The events of 2011 may well go down in history as constituting the most significant turning point of modern times.
Beginning with the Arab Spring, we have witnessed massive student rallies in Chile, a momentous protest movement in Israel, extensive mobilisations across Europe and the unprecedented ‘occupy’ camps that have sprung up in New York and around the world. The authorities may have done their best to prevent or forcibly suppress these unauthorised demonstrations, but scores of encampments remain across North America and Western Europe and continue to uphold a spirit of global collectiveness, non-violent resistance and direct democracy.
Many commentators have marvelled at the sudden shift in political discourse that has resulted from this unleashing of popular protest. Under the banner of the 99%, national conversations have focussed to an unusual degree on the unequal distribution of wealth between the top 1% and all remaining citizens, as well as the unjust government policies that are causing austerity measures for the majority whilst CEOs and the wealthiest citizens continue to dodge taxes, reap record profits and rake in huge bonuses. The heady days of ‘turbo-capitalism’ are at an end: as world leaders scramble to preserve the crumbling economic architecture, even many traditional economists now agree that a system based on endless growth and consumption is facing a terminal crisis.

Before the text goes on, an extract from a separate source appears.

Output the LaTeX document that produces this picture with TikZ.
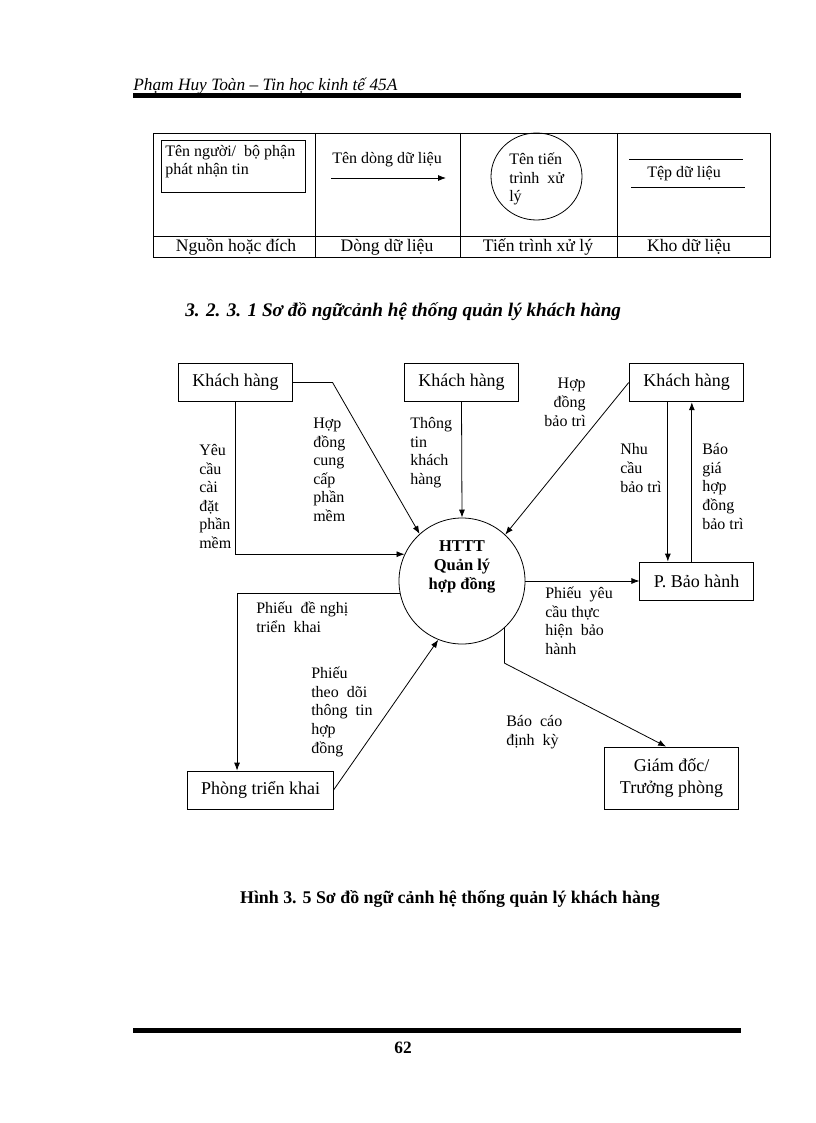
\documentclass[tikz,border=0pt]{standalone}
\usepackage{fontspec}
\setmainfont{Liberation Serif}
\usetikzlibrary{arrows.meta,positioning,calc}
\tikzset{
  ent/.style ={draw,line width=0.6pt,inner sep=0pt,align=center,font=\fontsize{13.5}{16.5}\selectfont},
  proc/.style={draw,line width=0.6pt,circle,inner sep=0pt,minimum size=94.5pt},
  flow/.style={draw,line width=0.6pt,-{Latex[length=6pt,width=4.5pt]}},
  lbl/.style ={inner sep=0pt,anchor=base west,align=left,font=\fontsize{12}{13.9}\selectfont},
  hdr/.style ={inner sep=0pt,anchor=base,font=\fontsize{13.2}{16}\selectfont},
  rule/.style={line width=3.75pt},
}

\begin{document}
\begin{tikzpicture}[x=0.75pt,y=-0.75pt]
  \useasboundingbox[fill=white] (0,0) rectangle (816,1123);

  % page head and foot
  \node[anchor=base west,inner sep=0pt,font=\fontsize{13}{15}\selectfont\itshape] (head) at (133,91)
    {Phạm Huy Toàn – Tin học kinh tế 45A};
  \draw[rule] (133,96) -- (741,96);
  \draw[rule] (133,1030) -- (741,1030);
  \node[anchor=base,inner sep=0pt,font=\fontsize{13}{15}\selectfont\bfseries] (pgno) at (403,1053) {62};

  % legend table
  \draw[line width=0.6pt] (153,133) rectangle (770,257);
  \draw[line width=0.6pt] (153,236) -- (770,236);
  \foreach \cx in {315,460,617}
    \draw[line width=0.6pt] (\cx,133) -- (\cx,257);
  \node[ent,minimum width=108pt,minimum height=39pt] (srcbox) at (233,166) {};
  \node[lbl] (srctxt) at (165,175) {Tên người/\ \ bộ phận\\phát nhận tin};
  \node[lbl] (flowtxt) at (332,164) {Tên dòng dữ liệu};
  \coordinate (fa) at (331,178);
  \coordinate (fb) at (446,178);
  \draw[flow] (fa) -- (fb);
  \draw[line width=0.6pt] (536.5,176.5) ellipse [x radius=45.5, y radius=43.5];
  \node[lbl] (proctxt) at (509,202) {Tên tiến\\trình\ \ xử\\lý};
  \draw[line width=0.6pt] (629,159) -- (743,159);
  \draw[line width=0.6pt] (631,187) -- (745,187);
  \node[lbl] (storetxt) at (647,178) {Tệp dữ liệu};
  \node[hdr] (h1) at (236,252) {Nguồn hoặc đích};
  \node[hdr] (h2) at (387,252) {Dòng dữ liệu};
  \node[hdr] (h3) at (538,252) {Tiến trình xử lý};
  \node[hdr] (h4) at (689,252) {Kho dữ liệu};

  % section title
  \node[anchor=base west,inner sep=0pt,font=\fontsize{14.4}{16}\selectfont\bfseries\itshape] (sec) at (185,316)
    {3. 2. 3. 1 Sơ đồ ngữcảnh hệ thống quản lý khách hàng};

  % entities and process
  \node[ent,minimum width=85pt,minimum height=29pt] (kh1) at (235.5,382.5) {Khách hàng};
  \node[ent,minimum width=86pt,minimum height=29pt] (kh2) at (461.5,382.5) {Khách hàng};
  \node[ent,minimum width=86pt,minimum height=29pt] (kh3) at (686.5,382.5) {Khách hàng};
  \node[ent,minimum width=85pt,minimum height=28.5pt] (pbh) at (696.5,581) {P. Bảo hành};
  \node[ent,minimum width=109pt,minimum height=28.5pt] (ptk) at (260.5,790) {Phòng triển khai};
  \node[ent,minimum width=101pt,minimum height=46.5pt] (gd) at (671.5,778) {Giám đốc/\\Trưởng phòng};
  \node[proc] (ht) at (462,581) {};
  \node[inner sep=0pt,align=center,font=\fontsize{12.4}{14}\selectfont\bfseries] (httxt) at (462,567)
    {HTTT\\Quản lý\\hợp đồng};

  % flows
  \draw[flow] (kh1.south) |- (ht.155);
  \draw[flow] (kh1.east) -- ++(40,0) -- (ht.132);
  \draw[flow] (kh2.south) -- (ht.north);
  \draw[flow] (kh3.west) -- (ht.47);
  \draw[flow] ([xshift=-14pt]kh3.south) -- ([xshift=-14pt]kh3.south |- pbh.north);
  \draw[flow] ([xshift=4pt]kh3.south |- pbh.north) -- ([xshift=4pt]kh3.south);
  \draw[flow] (ht.east) -- (pbh.west);
  \draw[flow] (ht.191) -| ([xshift=-17.6pt]ptk.north);
  \draw[flow] (ptk.east) -- (ht.248);
  \draw[flow] (ht.312) -- ++(0,35) -- ([xshift=-4pt]gd.north);

  % flow labels (anchored at the last line)
  \node[lbl] (l1) at (199,548.5) {Yêu\\cầu\\cài\\đặt\\phần\\mềm};
  \node[lbl] (l2) at (313,521.5) {Hợp\\đồng\\cung\\cấp\\phần\\mềm};
  \node[lbl] (l3) at (410,484.5) {Thông\\tin\\khách\\hàng};
  \node[lbl,anchor=base east,align=right] (l4) at (586,426) {Hợp\\đồng\\bảo trì};
  \node[lbl] (l5) at (620,492) {Nhu\\cầu\\bảo trì};
  \node[lbl] (l6) at (702,529) {Báo\\giá\\hợp\\đồng\\bảo trì};
  \node[lbl] (l7) at (545,654.5) {Phiếu\ \ yêu\\cầu thực\\hiện\ \ bảo\\hành};
  \node[lbl] (l8) at (256,632.5) {Phiếu\ \ đề nghị\\triển\ \ khai};
  \node[lbl] (l9) at (311,753) {Phiếu\\theo\ \ dõi\\thông\ \ tin\\hợp\\đồng};
  \node[lbl] (l10) at (506,745.5) {Báo\ \ cáo\\định\ \ kỳ};

  % caption
  \node[anchor=base,inner sep=0pt,font=\fontsize{13.4}{16}\selectfont\bfseries] (cap) at (450,903)
    {Hình 3. 5 Sơ đồ ngữ cảnh hệ thống quản lý khách hàng};
\end{tikzpicture}
\end{document}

The pressing global issues are perhaps clearer to the world’s people than they have ever been before. Public anger is unanimously directed at the financial and corporate elites who are largely responsible for causing the global economic turmoil; high-profile debates focus on the limitations of pursuing Gross Domestic Product in relation to human well-being and sustainability; and awareness of looming planetary boundaries is increasingly reflected in discussions surrounding climate change, biodiversity loss, peak oil production and other resource constraints. Countless people around the world are searching for a new vision of social progress that is no longer based on the empty creed of individualism, competition and blind material abundance.
Central to all these concerns is the rising call for economic sharing and global justice. As STWR’s founder Mohammed Mesbahi reasons in an article titled A Dialogue on Protest, Sharing and Justice, it is time for the awakening voice of world public opinion to focus on the issue of life-threatening deprivation as one of its foremost concerns. This will require a massive outpouring of public support in favour of an international emergency redistribution programme, initiated under the aegis of the United Nations, to prevent needless deaths arising from poverty-related causes in all countries.
Such a strategy may appear impractical or unrealistic in the context of a worsening economic crisis, but Mesbahi states that the power of peaceful mass protest recently demonstrated in the Middle East reveals the untapped potential of public opinion to influence government choices. Now that it is obvious that our social, economic and political systems need to be dramatically restructured, he argues that a major responsibility of governments is to redesign these systems specifically so that no-one dies of hunger.
The inspiring ‘occupy’ camps are loudly calling for wealth, resources and power to be shared more equally both within and between countries. Shortly in the New Year, STWR will publish a report detailing how there is more than enough money available for governments to immediately reduce poverty, provide essential public services and fund urgent climate change adaption and mitigation programs. These basic demands for national and global forms of redistribution will only begin to effect real change when they are backed up by the force of a united world public opinion – which is now a definite possibility as we approach 2012.